THE RECORDS —
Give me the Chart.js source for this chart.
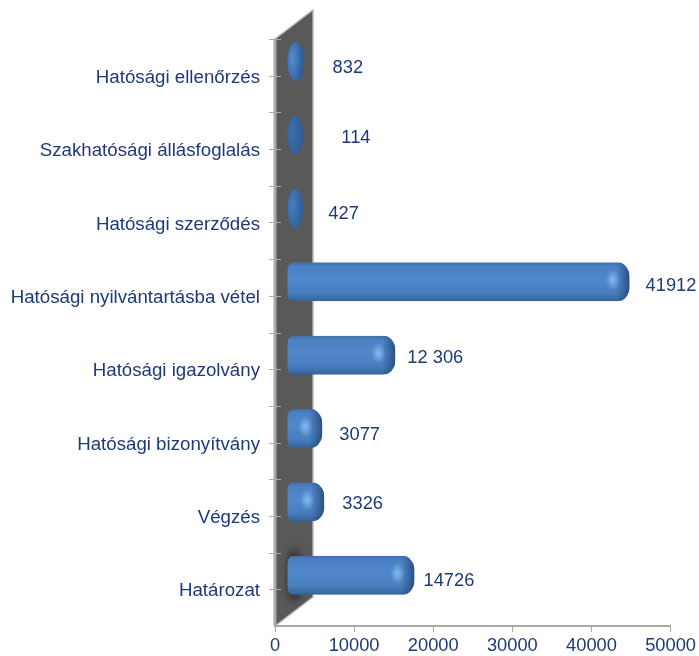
<!DOCTYPE html>
<html>
<head>
<meta charset="utf-8">
<style>
    html, body { margin: 0; padding: 0; background: #fff; }
    canvas { display: block; filter: blur(0.35px); }
</style>
<script src="https://cdn.jsdelivr.net/npm/chart.js@4/dist/chart.umd.min.js"></script>
</head>
<body>
<canvas id="js--chart" width="699" height="656"></canvas>
<script>
const categories = ['Hatósági ellenőrzés', 'Szakhatósági állásfoglalás', 'Hatósági szerződés', 'Hatósági nyilvántartásba vétel',
    'Hatósági igazolvány', 'Hatósági bizonyítvány', 'Végzés', 'Határozat'];
const values = [832, 114, 427, 41912, 12306, 3077, 3326, 14726];
const valueLabels = ['832', '114', '427', '41912', '12 306', '3077', '3326', '14726'];
const xTicks = [0, 10000, 20000, 30000, 40000, 50000];

// the value labels were dragged by hand in the original, so every one has its own gap
const labelGaps = [28, 38, 25, 16, 12, 17, 18, 9];
const labelRise = [8, 11, 8, 10, 11, 8, 12, 8];

const textColor = '#1f3a78';
const axisColor = '#a9a9a9';
const fontFamily = '"Liberation Sans", Arial, sans-serif';

// 3d look: the wall leans back, bars sit in the middle of it
const wallDepth = 38, wallRise = 29;
const barShiftX = 23, barShiftY = -14;
const minBarWidth = 16;

function barPath(c, x0, x1, top, bottom) {
    const w = x1 - x0, h = bottom - top;
    if (w < 22) {
        c.beginPath();
        c.ellipse((x0 + x1) / 2, (top + bottom) / 2, w / 2, h / 2, 0, 0, Math.PI * 2);
        return;
    }
    const rx = 12, ry = 15, lx = 5, ly = 9;
    c.beginPath();
    c.moveTo(x0 + lx, top);
    c.lineTo(x1 - rx, top);
    c.ellipse(x1 - rx, top + ry, rx, ry, 0, -Math.PI / 2, 0);
    c.lineTo(x1, bottom - ry);
    c.ellipse(x1 - rx, bottom - ry, rx, ry, 0, 0, Math.PI / 2);
    c.lineTo(x0 + lx, bottom);
    c.ellipse(x0 + lx, bottom - ly, lx, ly, 0, Math.PI / 2, Math.PI);
    c.lineTo(x0, top + ly);
    c.ellipse(x0 + lx, top + ly, lx, ly, 0, Math.PI, Math.PI * 1.5);
    c.closePath();
}

const wallPlugin = {
    id: 'wall',
    beforeDatasetsDraw(chart) {
        const c = chart.ctx, area = chart.chartArea, y = chart.scales.y;
        c.save();
        // back wall
        c.beginPath();
        c.moveTo(area.left, area.top);
        c.lineTo(area.left + wallDepth, area.top - wallRise);
        c.lineTo(area.left + wallDepth, area.bottom - wallRise);
        c.lineTo(area.left, area.bottom);
        c.closePath();
        c.fillStyle = '#595959';
        c.fill();
        c.strokeStyle = '#b5b5b5';
        c.lineWidth = 1.5;
        c.stroke();

        // axis line and ticks, also one in the middle of each category
        c.strokeStyle = axisColor;
        c.lineWidth = 3;
        c.beginPath();
        c.moveTo(area.left, area.top);
        c.lineTo(area.left, area.bottom);
        c.stroke();
        c.lineWidth = 1;
        const step = (area.bottom - area.top) / categories.length / 2;
        c.beginPath();
        for (let i = 0; i < categories.length; i++) {
            const mid = y.getPixelForValue(i);
            [mid - step, mid].forEach(p => {
                c.moveTo(area.left - 6, Math.round(p) + 0.5);
                c.lineTo(area.left + 6, Math.round(p) + 0.5);
            });
        }
        c.stroke();
        c.restore();
    }
};

const barPlugin = {
    id: 'roundBars',
    beforeDatasetDraw(chart, args) {
        const c = chart.ctx;
        args.meta.data.forEach((bar, i) => {
            const x0 = bar.base + barShiftX;
            const x1 = Math.max(bar.x + barShiftX, x0 + minBarWidth);
            const top = bar.y + barShiftY - bar.height / 2;
            const bottom = bar.y + barShiftY + bar.height / 2;
            const mid = (top + bottom) / 2;
            const small = x1 - x0 < 22;

            c.save();
            if (i === categories.length - 1) {
                // dark smudge on the wall behind the first bar
                c.save();
                c.filter = 'blur(4px)';
                c.fillStyle = 'rgba(20,20,20,0.8)';
                c.beginPath();
                c.ellipse(x0 + 7, mid, 6, 26, 0, 0, Math.PI * 2);
                c.fill();
                c.restore();
            }
            barPath(c, x0, x1, top, bottom);
            c.clip();

            if (small) {
                // tiny bars are only the round cap: a lit lens, brighter the longer the bar
                c.fillStyle = '#2f5e97';
                c.fillRect(x0, top, x1 - x0, bottom - top);
                c.save();
                c.translate(x0 + 5, mid - 3);
                c.scale(1, 3);
                const lens = c.createRadialGradient(0, 0, 0, 0, 0, 10);
                const a = Math.min(1, 0.25 + values[i] / 1000);
                lens.addColorStop(0, 'rgba(85,140,210,' + a + ')');
                lens.addColorStop(1, 'rgba(85,140,210,0)');
                c.fillStyle = lens;
                c.fillRect(-10, -10, 20, 20);
                c.restore();
            } else {
                const body = c.createLinearGradient(0, top, 0, bottom);
                body.addColorStop(0, '#416fa8');
                body.addColorStop(0.12, '#4c82c4');
                body.addColorStop(0.45, '#5088cc');
                body.addColorStop(0.78, '#487ebd');
                body.addColorStop(1, '#346398');
                c.fillStyle = body;
                c.fillRect(x0, top, x1 - x0, bottom - top);

                // dark rim on the right end
                const rim = c.createLinearGradient(x1 - 13, 0, x1, 0);
                rim.addColorStop(0, 'rgba(34,64,108,0)');
                rim.addColorStop(0.6, 'rgba(34,64,108,0.45)');
                rim.addColorStop(1, 'rgba(34,64,108,0.8)');
                c.fillStyle = rim;
                c.fillRect(x1 - 13, top, 13, bottom - top);

                // light spot near the end
                c.translate(x1 - 17, mid - 2);
                c.scale(1, 1.5);
                const spot = c.createRadialGradient(0, 0, 0, 0, 0, 7);
                spot.addColorStop(0, 'rgba(140,195,245,0.85)');
                spot.addColorStop(1, 'rgba(140,195,245,0)');
                c.fillStyle = spot;
                c.fillRect(-7, -7, 14, 14);
            }
            c.restore();
        });
        return false; // bars are done, no flat ones from the library
    },
    afterDatasetsDraw(chart) {
        const c = chart.ctx;
        const bars = chart.getDatasetMeta(0).data;
        c.save();
        c.fillStyle = textColor;
        c.font = '18.3px ' + fontFamily;
        c.textBaseline = 'middle';
        bars.forEach((bar, i) => {
            const x0 = bar.base + barShiftX;
            const x1 = Math.max(bar.x + barShiftX, x0 + minBarWidth);
            c.fillText(valueLabels[i], x1 + labelGaps[i], bar.y - labelRise[i]);
        });
        c.restore();
    }
};

new Chart(document.getElementById('js--chart'), {
    type: 'bar',
    data: {
        labels: categories,
        datasets: [{
            data: values,
            base: -1350,
            barThickness: 39,
            backgroundColor: '#4a80c2'
        }]
    },
    plugins: [wallPlugin, barPlugin],
    options: {
        indexAxis: 'y',
        responsive: false,
        animation: false,
        layout: { padding: { top: 39, right: 27, bottom: 0, left: 0 } },
        plugins: {
            legend: { display: false },
            tooltip: { enabled: false }
        },
        scales: {
            x: {
                min: 0,
                max: 50000,
                afterFit(scale) { scale.height = 30; },
                afterBuildTicks(scale) { scale.ticks = xTicks.map(v => ({ value: v })); },
                grid: { drawOnChartArea: false, color: axisColor, tickLength: 6 },
                border: { color: axisColor, width: 2 },
                ticks: {
                    color: textColor,
                    padding: 3,
                    maxRotation: 0,
                    callback: v => String(v),
                    font: { family: fontFamily, size: 18.3 }
                }
            },
            y: {
                afterFit(scale) { scale.width = 275; },
                grid: { display: false },
                border: { display: false },
                ticks: {
                    color: textColor,
                    padding: 7,
                    autoSkip: false,
                    labelOffset: 2,
                    font: { family: fontFamily, size: 18.7 }
                }
            }
        }
    }
});
</script>
</body>
</html>
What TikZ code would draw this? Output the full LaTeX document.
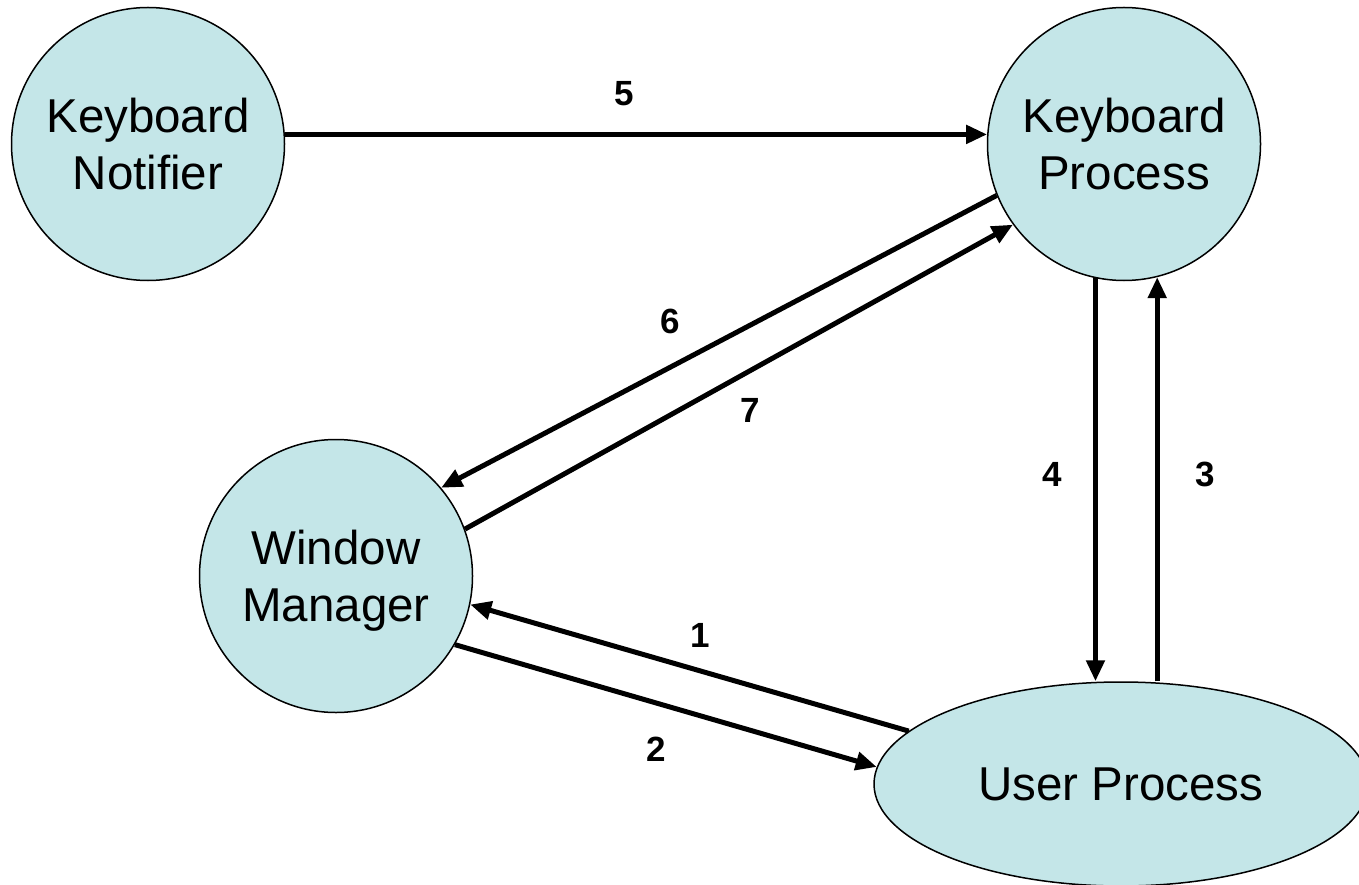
\documentclass[tikz,border=0pt]{standalone}
\usepackage{fontspec}
\setmainfont{Liberation Sans}
\usetikzlibrary{arrows.meta,shapes.geometric}
\definecolor{bubble}{RGB}{196,230,232}
% a line whose descenders do not push the text block upward
\newcommand{\flatline}[1]{\raisebox{0pt}[\height][0pt]{#1}}
\begin{document}
\begin{tikzpicture}[x=1pt,y=-1pt,
  proc/.style={draw=black, line width=1.5pt, fill=bubble, inner sep=0pt,
    align=center, font=\fontsize{47.5}{57}\selectfont},
  round/.style={proc, circle, minimum size=273pt},
  flow/.style={line width=5pt, -{Triangle[length=21pt,width=18pt]}},
  num/.style={font=\fontsize{35}{40}\selectfont\bfseries, inner sep=0pt}]
\useasboundingbox (0,0) rectangle (1359,885);
\clip (0,0) rectangle (1359,885);

% processes
\node[round] (kn) at (148,144) {Keyboard\\Notifier};
\node[round] (kp) at (1124,144) {Keyboard\\Process};
\node[round] (wm) at (336,576) {Window\\\flatline{Manager}};
\node[proc, ellipse, minimum width=494pt, minimum height=204pt] (up) at (1121,784) {User Process};

% messages
\draw[flow] (kn.4) -- (kp.176);
\draw[flow] (kp.202) -- (wm.40);
\draw[flow] (wm.20) -- (kp.216);
\draw[flow] (kp.258) -- (kp.258 |- up.north);
\draw[flow] (kp.284 |- up.north) -- (kp.284);
\draw[flow] (up.166) -- (wm.348);
\draw[flow] (wm.330) -- (up.176);

% message numbers
\node[num] (n5) at (624,94) {5};
\node[num] (n6) at (670,321) {6};
\node[num] (n7) at (750,410) {7};
\node[num] (n4) at (1052,474) {4};
\node[num] (n3) at (1205,474) {3};
\node[num] (n1) at (700,635) {1};
\node[num] (n2) at (656,749) {2};
\end{tikzpicture}
\end{document}
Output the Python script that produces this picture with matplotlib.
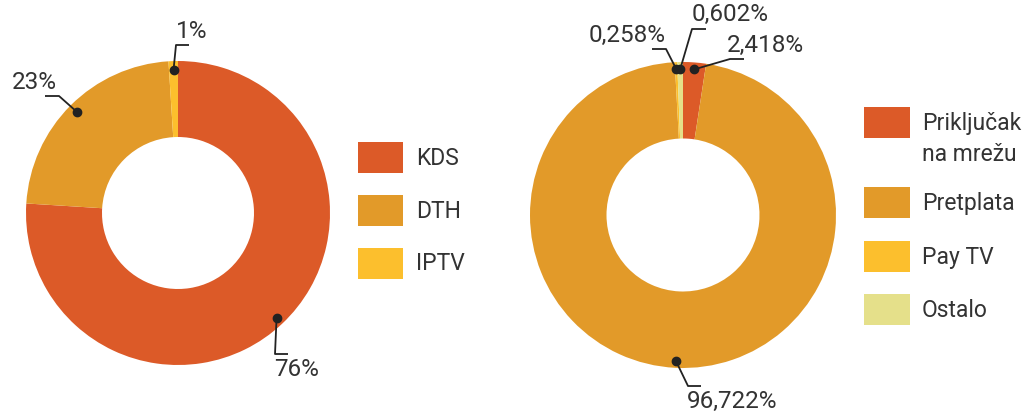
import numpy as np
import matplotlib
matplotlib.use("Agg")
import matplotlib.pyplot as plt
from matplotlib.patches import Rectangle

# tržišni udio po tehnologiji
left_labels = ["KDS", "DTH", "IPTV"]
left_values = [76, 23, 1]
left_colors = ["#dc5a28", "#e29a29", "#fcbf2d"]

# struktura prihoda
right_labels = ["Priključak\nna mrežu", "Pretplata", "Pay TV", "Ostalo"]
right_values = [2.418, 96.722, 0.258, 0.602]
right_colors = ["#dc5a28", "#e29a29", "#fcbf2d", "#e5e08a"]

W, H = 1023, 417
TXT = "#333333"
plt.rcParams["font.family"] = ["Roboto", "DejaVu Sans"]

fig = plt.figure(figsize=(W / 100, H / 100), dpi=100)
ax = fig.add_axes([0, 0, 1, 1])


def py(y):
    # pixel row -> data y (y axis points up)
    return H - y


def donut(center, radius, values, colors):
    ax.pie(values, colors=colors, startangle=90, counterclock=False,
           center=center, radius=radius,
           wedgeprops=dict(width=radius * 0.5, linewidth=0))
    tot = float(sum(values))
    cum = np.cumsum([0] + list(values))[:-1] / tot
    mids = 90 - 360 * (cum + np.array(values) / tot / 2)
    return mids


def callout(center, r, ang, elbow, end, text, tx, ty, ha="left", va="bottom"):
    a = np.deg2rad(ang)
    dx, dy = center[0] + r * np.cos(a), center[1] + r * np.sin(a)
    ax.plot([dx, elbow[0], end[0]], [dy, py(elbow[1]), py(end[1])],
            color="#222222", lw=1.3, solid_capstyle="butt", zorder=5)
    ax.plot(dx, dy, "o", color="#222222", ms=6, zorder=6)
    ax.text(tx, py(ty), text, fontsize=17.5, color=TXT, ha=ha, va=va)


# lijevi prsten
c1 = (178, py(213))
r1 = 152
m1 = donut(c1, r1, left_values, left_colors)
lt = [f"{v}%" for v in left_values]
callout(c1, 144, m1[0], (275, 354), (288, 354), lt[0], 274, 358, va="top")
callout(c1, 143, m1[1], (59, 96), (45, 96), lt[1], 57, 94, ha="right")
callout(c1, 143, m1[2], (176, 45), (189, 45), lt[2], 176, 43)

# desni prsten
c2 = (683, py(215))
r2 = 153
m2 = donut(c2, r2, right_values, right_colors)
rt = [f"{v:.3f}".replace(".", ",") + "%" for v in right_values]
callout(c2, 146, m2[0], (730, 59), (744, 59), rt[0], 727, 57)
callout(c2, 146, m2[1], (688, 386), (701, 386), rt[1], 687, 390, va="top")
callout(c2, 146, m2[2], (666, 49), (652, 49), rt[2], 666, 47, ha="right")
callout(c2, 146, m2[3], (692, 29), (706, 29), rt[3], 692, 26)

# legende
for i, (lab, col) in enumerate(zip(left_labels, left_colors)):
    y0 = 142 + i * 53
    ax.add_patch(Rectangle((358, py(y0 + 31)), 45, 31, color=col, lw=0))
    ax.text(416, py(y0 + 16), lab, fontsize=16.5, color=TXT, va="center")

right_rows = [107, 187, 241, 294]
for y0, lab, col in zip(right_rows, right_labels, right_colors):
    ax.add_patch(Rectangle((864, py(y0 + 31)), 46, 31, color=col, lw=0))
    ax.text(922, py(y0 + 5), lab, fontsize=16.5, color=TXT, va="top",
            linespacing=1.45)

ax.set_xlim(0, W)
ax.set_ylim(0, H)
ax.set_aspect("equal")
ax.axis("off")
fig.savefig("out.png", dpi=100, facecolor="white")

EXERCISE GOAL — Lines containing the string "matplotlib" are to be selected and copied.

WORKED ANSWER —
Output the Python script that produces this picture with matplotlib.
import matplotlib
matplotlib.use("Agg")
import matplotlib.pyplot as plt
from matplotlib.patches import Rectangle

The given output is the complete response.